Philippe Roth

Philippe RothHow long have you been at La Belle Assiette?
I joined la Belle Assiette in April 2015 – and I’m loving it!

Which was the first restaurant you worked in?
Le Tastevin – a 2 Michelin star restaurant in France.

What was the last London restaurant you went to, apart from your own?
I went to eat at Kopapa in Covent Garden.

What or who has been the biggest influence on the way you cook and why?
The biggest influence came from my grandmother who gave me the passion for cooking. I have beautiful memories spending time with her in the kitchen. She was using products from her garden and preparing everything from scratch, even her own pasta.
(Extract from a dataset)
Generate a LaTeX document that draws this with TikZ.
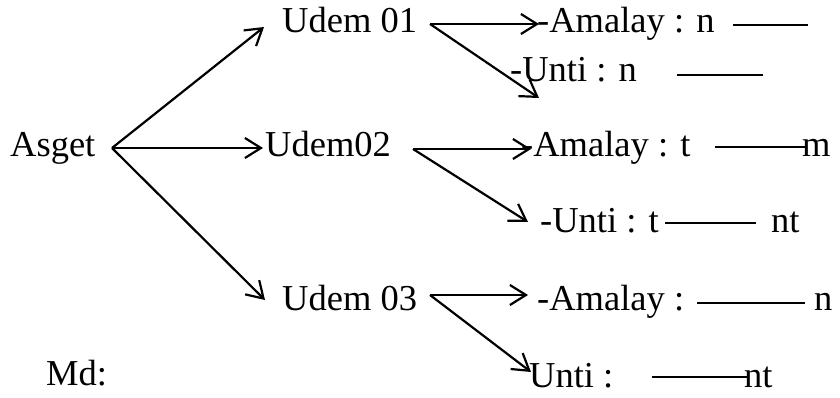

What is your personal signature dish?
This is a difficult question…. but I’d say Turbot with vegetables julienne, scale of dive scallops, pea purée, light velouté.

Which other chef'(s) do you most admire?
Gordon Ramsay and the French chef, Joel Robuchon.

What’s the best part of your job at La Belle Assiette?
Seeing my clients enjoy my food, meeting nice people and being able to deliver a wonderful at home dining experience.

And the worst?
Because I usually travel to the customer’s home, office or venue I have to carry everything: ingredients and other materials. This is sometimes quite heavy.

What would your last meal be?
I have a sweet tooth so a selection a mini desserts would probably be it!